Request:
Your task is to retype the lines from the opening of the material through the line that includes "vel_y = [0, 0]". Do not copy the pictures.

start Given data

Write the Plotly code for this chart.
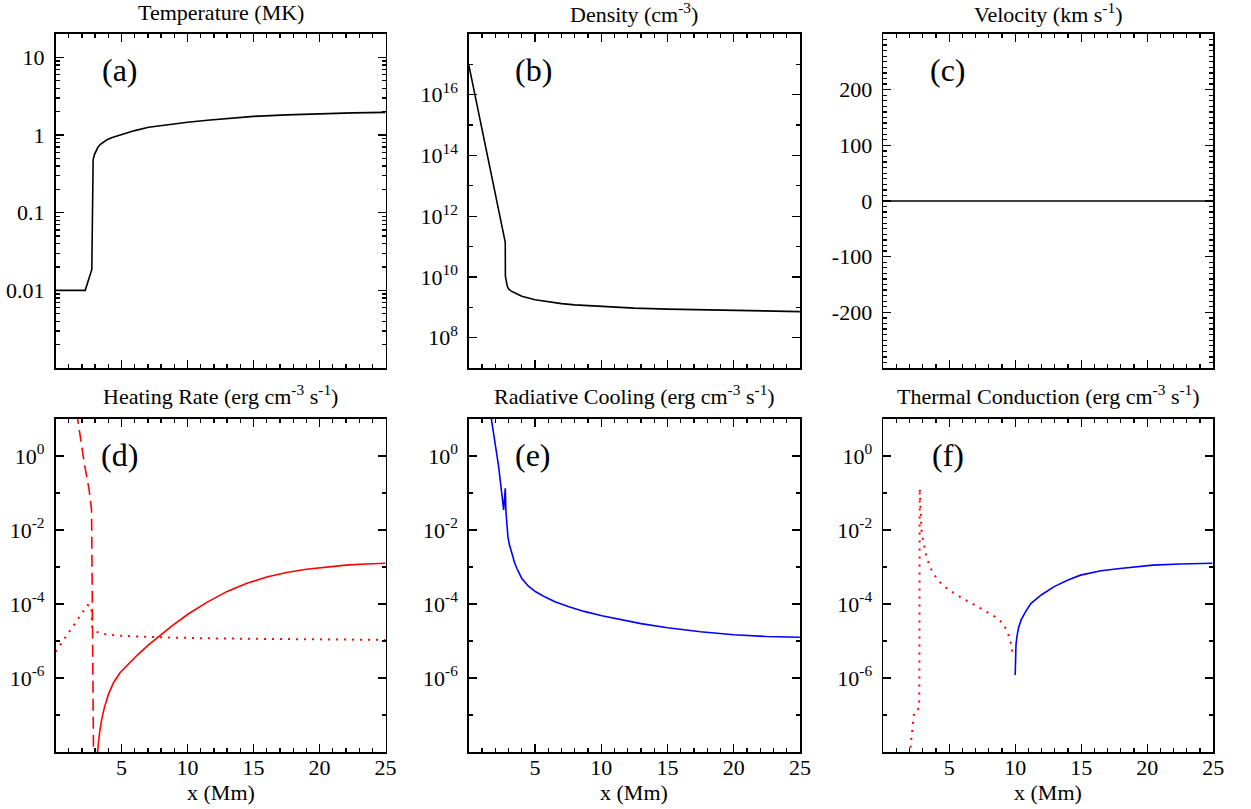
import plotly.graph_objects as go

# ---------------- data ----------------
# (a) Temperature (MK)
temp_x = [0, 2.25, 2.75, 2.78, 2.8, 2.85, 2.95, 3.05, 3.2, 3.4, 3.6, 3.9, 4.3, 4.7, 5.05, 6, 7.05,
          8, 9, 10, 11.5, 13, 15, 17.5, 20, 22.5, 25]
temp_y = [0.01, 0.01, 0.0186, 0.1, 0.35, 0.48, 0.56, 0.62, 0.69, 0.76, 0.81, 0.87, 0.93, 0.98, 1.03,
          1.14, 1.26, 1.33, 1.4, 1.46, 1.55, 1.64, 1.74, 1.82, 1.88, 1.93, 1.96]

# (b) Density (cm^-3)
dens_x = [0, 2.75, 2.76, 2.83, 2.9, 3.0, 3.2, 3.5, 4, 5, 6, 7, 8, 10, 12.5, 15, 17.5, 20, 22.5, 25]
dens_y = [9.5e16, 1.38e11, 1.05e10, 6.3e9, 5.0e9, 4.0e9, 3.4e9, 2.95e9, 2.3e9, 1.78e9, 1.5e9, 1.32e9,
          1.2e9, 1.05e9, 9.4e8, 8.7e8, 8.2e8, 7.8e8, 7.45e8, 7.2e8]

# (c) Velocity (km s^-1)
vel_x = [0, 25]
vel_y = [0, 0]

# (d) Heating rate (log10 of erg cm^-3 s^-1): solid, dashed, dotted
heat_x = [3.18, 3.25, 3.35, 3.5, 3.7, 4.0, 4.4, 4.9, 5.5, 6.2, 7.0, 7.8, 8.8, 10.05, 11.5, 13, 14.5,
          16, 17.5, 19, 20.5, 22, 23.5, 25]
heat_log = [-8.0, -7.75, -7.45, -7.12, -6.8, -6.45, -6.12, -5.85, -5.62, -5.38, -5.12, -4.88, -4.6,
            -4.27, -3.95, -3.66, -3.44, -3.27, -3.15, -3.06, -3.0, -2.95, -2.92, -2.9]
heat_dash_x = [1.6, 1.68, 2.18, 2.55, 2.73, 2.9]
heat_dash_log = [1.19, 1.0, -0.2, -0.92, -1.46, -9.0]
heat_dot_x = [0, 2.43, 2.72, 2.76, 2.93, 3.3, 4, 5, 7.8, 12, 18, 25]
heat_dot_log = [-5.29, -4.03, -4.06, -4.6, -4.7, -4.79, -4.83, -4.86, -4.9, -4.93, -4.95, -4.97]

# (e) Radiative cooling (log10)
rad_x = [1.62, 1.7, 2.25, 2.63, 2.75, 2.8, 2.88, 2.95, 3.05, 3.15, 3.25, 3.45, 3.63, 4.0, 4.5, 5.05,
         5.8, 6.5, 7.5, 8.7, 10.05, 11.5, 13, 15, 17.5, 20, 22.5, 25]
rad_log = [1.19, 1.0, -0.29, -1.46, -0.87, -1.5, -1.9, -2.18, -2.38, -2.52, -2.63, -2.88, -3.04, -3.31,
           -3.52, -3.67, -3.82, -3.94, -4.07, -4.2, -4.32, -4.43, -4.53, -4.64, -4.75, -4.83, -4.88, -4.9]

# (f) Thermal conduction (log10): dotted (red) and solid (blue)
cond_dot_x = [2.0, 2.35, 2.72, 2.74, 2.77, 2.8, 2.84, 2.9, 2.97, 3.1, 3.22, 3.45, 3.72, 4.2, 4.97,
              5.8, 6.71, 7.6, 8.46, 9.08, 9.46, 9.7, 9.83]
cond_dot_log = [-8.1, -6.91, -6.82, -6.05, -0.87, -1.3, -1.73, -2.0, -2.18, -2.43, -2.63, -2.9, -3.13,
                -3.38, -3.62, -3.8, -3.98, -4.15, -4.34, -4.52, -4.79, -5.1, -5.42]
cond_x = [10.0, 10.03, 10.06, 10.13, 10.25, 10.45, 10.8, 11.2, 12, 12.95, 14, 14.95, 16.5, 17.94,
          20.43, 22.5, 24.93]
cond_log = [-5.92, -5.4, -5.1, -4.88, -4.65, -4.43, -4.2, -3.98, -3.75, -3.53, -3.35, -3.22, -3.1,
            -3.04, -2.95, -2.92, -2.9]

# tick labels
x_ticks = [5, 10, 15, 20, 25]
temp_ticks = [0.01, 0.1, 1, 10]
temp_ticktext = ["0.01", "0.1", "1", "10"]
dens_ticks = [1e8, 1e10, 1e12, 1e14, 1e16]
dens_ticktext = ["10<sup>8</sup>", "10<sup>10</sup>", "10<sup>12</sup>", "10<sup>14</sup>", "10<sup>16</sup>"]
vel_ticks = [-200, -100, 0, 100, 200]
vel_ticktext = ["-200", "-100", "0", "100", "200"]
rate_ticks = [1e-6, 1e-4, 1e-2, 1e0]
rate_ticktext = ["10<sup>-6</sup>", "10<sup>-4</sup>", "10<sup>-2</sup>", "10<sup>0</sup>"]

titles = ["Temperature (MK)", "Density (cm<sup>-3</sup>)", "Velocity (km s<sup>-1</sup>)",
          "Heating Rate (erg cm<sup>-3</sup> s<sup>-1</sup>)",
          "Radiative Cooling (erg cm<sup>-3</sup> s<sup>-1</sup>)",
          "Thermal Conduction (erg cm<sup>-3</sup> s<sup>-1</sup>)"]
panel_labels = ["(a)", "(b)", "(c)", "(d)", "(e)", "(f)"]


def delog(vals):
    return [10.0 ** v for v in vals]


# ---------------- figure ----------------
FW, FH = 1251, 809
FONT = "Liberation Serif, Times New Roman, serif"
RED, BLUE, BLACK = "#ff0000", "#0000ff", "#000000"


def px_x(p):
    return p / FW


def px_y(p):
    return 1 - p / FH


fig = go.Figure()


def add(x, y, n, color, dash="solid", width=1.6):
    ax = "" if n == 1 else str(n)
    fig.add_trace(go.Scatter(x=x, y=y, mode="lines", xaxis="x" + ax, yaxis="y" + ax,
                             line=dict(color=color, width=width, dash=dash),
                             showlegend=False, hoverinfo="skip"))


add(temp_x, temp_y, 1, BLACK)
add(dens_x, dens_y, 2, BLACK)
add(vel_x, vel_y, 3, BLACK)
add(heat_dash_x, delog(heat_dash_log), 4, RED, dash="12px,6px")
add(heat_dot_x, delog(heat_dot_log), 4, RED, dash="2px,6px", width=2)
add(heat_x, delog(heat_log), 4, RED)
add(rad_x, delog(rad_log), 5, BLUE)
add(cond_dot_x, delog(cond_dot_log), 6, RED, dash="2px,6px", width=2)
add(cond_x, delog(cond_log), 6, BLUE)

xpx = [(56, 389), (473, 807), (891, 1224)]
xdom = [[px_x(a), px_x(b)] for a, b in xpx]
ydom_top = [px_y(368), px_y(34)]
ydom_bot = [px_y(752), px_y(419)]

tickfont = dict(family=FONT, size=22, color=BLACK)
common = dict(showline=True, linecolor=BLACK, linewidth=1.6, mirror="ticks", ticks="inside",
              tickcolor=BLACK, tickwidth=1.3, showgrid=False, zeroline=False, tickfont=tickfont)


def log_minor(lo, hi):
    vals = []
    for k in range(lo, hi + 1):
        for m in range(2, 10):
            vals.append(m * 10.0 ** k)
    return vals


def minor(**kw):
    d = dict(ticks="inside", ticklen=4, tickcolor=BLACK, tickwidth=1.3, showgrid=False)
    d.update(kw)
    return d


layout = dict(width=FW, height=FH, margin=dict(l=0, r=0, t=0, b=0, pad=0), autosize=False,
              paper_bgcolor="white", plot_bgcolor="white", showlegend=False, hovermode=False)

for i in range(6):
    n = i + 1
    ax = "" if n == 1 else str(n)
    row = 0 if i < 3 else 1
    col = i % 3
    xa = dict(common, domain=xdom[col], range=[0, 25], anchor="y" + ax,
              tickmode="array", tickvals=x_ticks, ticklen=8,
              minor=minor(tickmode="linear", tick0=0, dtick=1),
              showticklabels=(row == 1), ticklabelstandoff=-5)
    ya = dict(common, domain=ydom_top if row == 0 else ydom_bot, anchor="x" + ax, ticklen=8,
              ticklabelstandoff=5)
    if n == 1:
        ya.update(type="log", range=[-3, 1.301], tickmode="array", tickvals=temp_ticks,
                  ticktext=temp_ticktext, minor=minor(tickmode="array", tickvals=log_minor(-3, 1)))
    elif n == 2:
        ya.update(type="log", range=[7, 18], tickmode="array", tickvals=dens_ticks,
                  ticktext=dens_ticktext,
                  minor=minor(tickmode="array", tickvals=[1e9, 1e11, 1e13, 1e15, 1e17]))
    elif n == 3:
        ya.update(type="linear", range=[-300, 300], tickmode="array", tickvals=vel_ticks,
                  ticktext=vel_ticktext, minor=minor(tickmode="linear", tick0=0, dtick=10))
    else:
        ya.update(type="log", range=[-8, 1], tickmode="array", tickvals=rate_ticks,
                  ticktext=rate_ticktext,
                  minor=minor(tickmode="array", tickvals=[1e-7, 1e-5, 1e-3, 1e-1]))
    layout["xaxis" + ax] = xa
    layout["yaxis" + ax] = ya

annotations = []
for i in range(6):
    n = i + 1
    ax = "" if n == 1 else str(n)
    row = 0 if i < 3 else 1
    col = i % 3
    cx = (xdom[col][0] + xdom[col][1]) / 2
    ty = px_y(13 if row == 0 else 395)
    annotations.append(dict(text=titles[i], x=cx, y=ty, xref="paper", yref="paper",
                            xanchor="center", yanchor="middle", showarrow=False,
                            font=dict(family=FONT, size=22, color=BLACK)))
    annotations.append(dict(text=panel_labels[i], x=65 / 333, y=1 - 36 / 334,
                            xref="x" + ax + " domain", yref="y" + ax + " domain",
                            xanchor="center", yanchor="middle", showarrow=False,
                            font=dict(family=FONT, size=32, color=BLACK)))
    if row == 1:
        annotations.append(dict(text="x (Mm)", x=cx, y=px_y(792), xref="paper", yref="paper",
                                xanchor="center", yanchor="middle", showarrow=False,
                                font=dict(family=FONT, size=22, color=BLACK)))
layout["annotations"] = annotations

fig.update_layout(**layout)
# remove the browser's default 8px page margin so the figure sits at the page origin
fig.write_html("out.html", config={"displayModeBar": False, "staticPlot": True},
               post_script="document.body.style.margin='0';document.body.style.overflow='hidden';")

end Given data

Response below:
Write the Plotly code for this chart.
import plotly.graph_objects as go

# ---------------- data ----------------
# (a) Temperature (MK)
temp_x = [0, 2.25, 2.75, 2.78, 2.8, 2.85, 2.95, 3.05, 3.2, 3.4, 3.6, 3.9, 4.3, 4.7, 5.05, 6, 7.05,
          8, 9, 10, 11.5, 13, 15, 17.5, 20, 22.5, 25]
temp_y = [0.01, 0.01, 0.0186, 0.1, 0.35, 0.48, 0.56, 0.62, 0.69, 0.76, 0.81, 0.87, 0.93, 0.98, 1.03,
          1.14, 1.26, 1.33, 1.4, 1.46, 1.55, 1.64, 1.74, 1.82, 1.88, 1.93, 1.96]

# (b) Density (cm^-3)
dens_x = [0, 2.75, 2.76, 2.83, 2.9, 3.0, 3.2, 3.5, 4, 5, 6, 7, 8, 10, 12.5, 15, 17.5, 20, 22.5, 25]
dens_y = [9.5e16, 1.38e11, 1.05e10, 6.3e9, 5.0e9, 4.0e9, 3.4e9, 2.95e9, 2.3e9, 1.78e9, 1.5e9, 1.32e9,
          1.2e9, 1.05e9, 9.4e8, 8.7e8, 8.2e8, 7.8e8, 7.45e8, 7.2e8]

# (c) Velocity (km s^-1)
vel_x = [0, 25]
vel_y = [0, 0]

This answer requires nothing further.